● **RECORDED INFORMATION**:
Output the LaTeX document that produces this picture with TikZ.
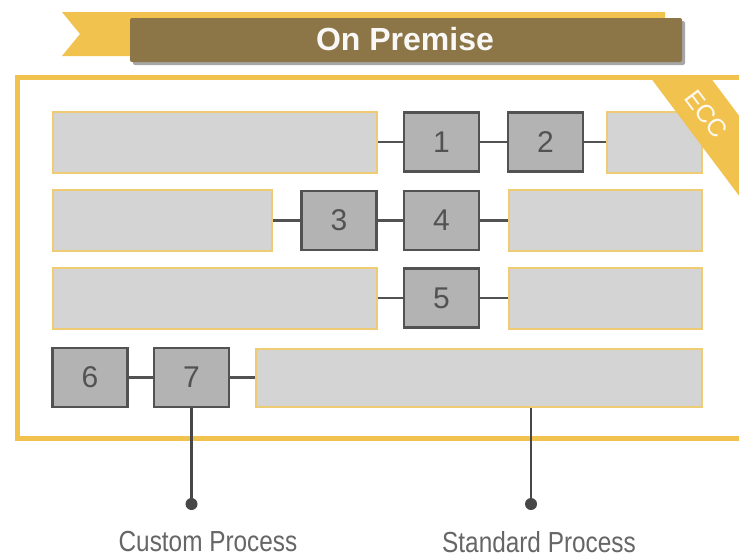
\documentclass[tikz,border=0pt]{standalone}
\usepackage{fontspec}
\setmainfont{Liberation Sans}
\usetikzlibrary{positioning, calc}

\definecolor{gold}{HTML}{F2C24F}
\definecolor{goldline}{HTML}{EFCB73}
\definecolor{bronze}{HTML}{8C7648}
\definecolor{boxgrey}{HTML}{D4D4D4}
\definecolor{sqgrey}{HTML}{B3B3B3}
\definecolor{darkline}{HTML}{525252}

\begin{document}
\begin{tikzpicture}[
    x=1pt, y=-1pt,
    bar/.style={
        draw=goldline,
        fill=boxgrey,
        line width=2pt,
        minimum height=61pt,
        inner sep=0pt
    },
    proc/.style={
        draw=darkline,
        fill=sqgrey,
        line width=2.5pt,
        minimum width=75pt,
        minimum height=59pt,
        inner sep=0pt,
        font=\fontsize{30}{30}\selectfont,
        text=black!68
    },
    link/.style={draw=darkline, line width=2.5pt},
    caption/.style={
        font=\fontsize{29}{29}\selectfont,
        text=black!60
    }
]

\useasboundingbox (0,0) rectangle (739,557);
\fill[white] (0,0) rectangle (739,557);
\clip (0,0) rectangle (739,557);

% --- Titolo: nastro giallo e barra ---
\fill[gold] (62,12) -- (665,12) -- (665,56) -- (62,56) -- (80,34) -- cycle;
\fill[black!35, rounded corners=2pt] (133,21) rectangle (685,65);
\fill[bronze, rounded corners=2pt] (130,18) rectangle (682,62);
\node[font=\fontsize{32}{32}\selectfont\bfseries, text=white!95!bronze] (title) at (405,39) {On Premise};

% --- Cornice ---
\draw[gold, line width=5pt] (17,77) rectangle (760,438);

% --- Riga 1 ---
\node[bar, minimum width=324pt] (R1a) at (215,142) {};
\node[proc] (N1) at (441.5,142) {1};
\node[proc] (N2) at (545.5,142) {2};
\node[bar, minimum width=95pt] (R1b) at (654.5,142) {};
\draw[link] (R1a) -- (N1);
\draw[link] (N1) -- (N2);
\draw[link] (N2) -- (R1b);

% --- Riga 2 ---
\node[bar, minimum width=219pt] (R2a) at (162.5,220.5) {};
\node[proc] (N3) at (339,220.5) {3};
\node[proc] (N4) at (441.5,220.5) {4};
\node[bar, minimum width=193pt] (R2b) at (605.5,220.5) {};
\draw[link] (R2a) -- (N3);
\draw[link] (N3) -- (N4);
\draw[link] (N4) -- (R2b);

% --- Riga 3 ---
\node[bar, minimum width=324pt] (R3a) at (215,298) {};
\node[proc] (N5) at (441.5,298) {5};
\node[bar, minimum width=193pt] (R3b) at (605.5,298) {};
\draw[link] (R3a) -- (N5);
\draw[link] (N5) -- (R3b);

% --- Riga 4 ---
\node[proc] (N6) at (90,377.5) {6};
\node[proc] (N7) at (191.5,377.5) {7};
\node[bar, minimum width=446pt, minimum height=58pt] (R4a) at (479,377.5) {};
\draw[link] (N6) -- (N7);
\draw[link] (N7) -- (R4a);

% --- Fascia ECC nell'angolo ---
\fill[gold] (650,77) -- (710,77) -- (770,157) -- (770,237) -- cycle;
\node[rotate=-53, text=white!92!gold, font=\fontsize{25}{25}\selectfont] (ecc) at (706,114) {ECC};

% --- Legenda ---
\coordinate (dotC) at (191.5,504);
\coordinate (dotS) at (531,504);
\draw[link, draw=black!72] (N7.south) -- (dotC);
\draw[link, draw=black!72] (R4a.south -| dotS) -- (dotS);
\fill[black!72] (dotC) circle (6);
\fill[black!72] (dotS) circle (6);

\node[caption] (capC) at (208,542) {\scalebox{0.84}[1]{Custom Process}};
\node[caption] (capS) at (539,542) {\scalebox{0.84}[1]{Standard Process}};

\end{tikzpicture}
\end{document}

● **GIVEN REQUEST**:
Quote, exactly and only, the lines from the first line of the data above through the line containing "(17,77) rectangle (760,438);". The pictures do not belong in it.

● **WORKED ANSWER**:
Output the LaTeX document that produces this picture with TikZ.
\documentclass[tikz,border=0pt]{standalone}
\usepackage{fontspec}
\setmainfont{Liberation Sans}
\usetikzlibrary{positioning, calc}

\definecolor{gold}{HTML}{F2C24F}
\definecolor{goldline}{HTML}{EFCB73}
\definecolor{bronze}{HTML}{8C7648}
\definecolor{boxgrey}{HTML}{D4D4D4}
\definecolor{sqgrey}{HTML}{B3B3B3}
\definecolor{darkline}{HTML}{525252}

\begin{document}
\begin{tikzpicture}[
    x=1pt, y=-1pt,
    bar/.style={
        draw=goldline,
        fill=boxgrey,
        line width=2pt,
        minimum height=61pt,
        inner sep=0pt
    },
    proc/.style={
        draw=darkline,
        fill=sqgrey,
        line width=2.5pt,
        minimum width=75pt,
        minimum height=59pt,
        inner sep=0pt,
        font=\fontsize{30}{30}\selectfont,
        text=black!68
    },
    link/.style={draw=darkline, line width=2.5pt},
    caption/.style={
        font=\fontsize{29}{29}\selectfont,
        text=black!60
    }
]

\useasboundingbox (0,0) rectangle (739,557);
\fill[white] (0,0) rectangle (739,557);
\clip (0,0) rectangle (739,557);

% --- Titolo: nastro giallo e barra ---
\fill[gold] (62,12) -- (665,12) -- (665,56) -- (62,56) -- (80,34) -- cycle;
\fill[black!35, rounded corners=2pt] (133,21) rectangle (685,65);
\fill[bronze, rounded corners=2pt] (130,18) rectangle (682,62);
\node[font=\fontsize{32}{32}\selectfont\bfseries, text=white!95!bronze] (title) at (405,39) {On Premise};

% --- Cornice ---
\draw[gold, line width=5pt] (17,77) rectangle (760,438);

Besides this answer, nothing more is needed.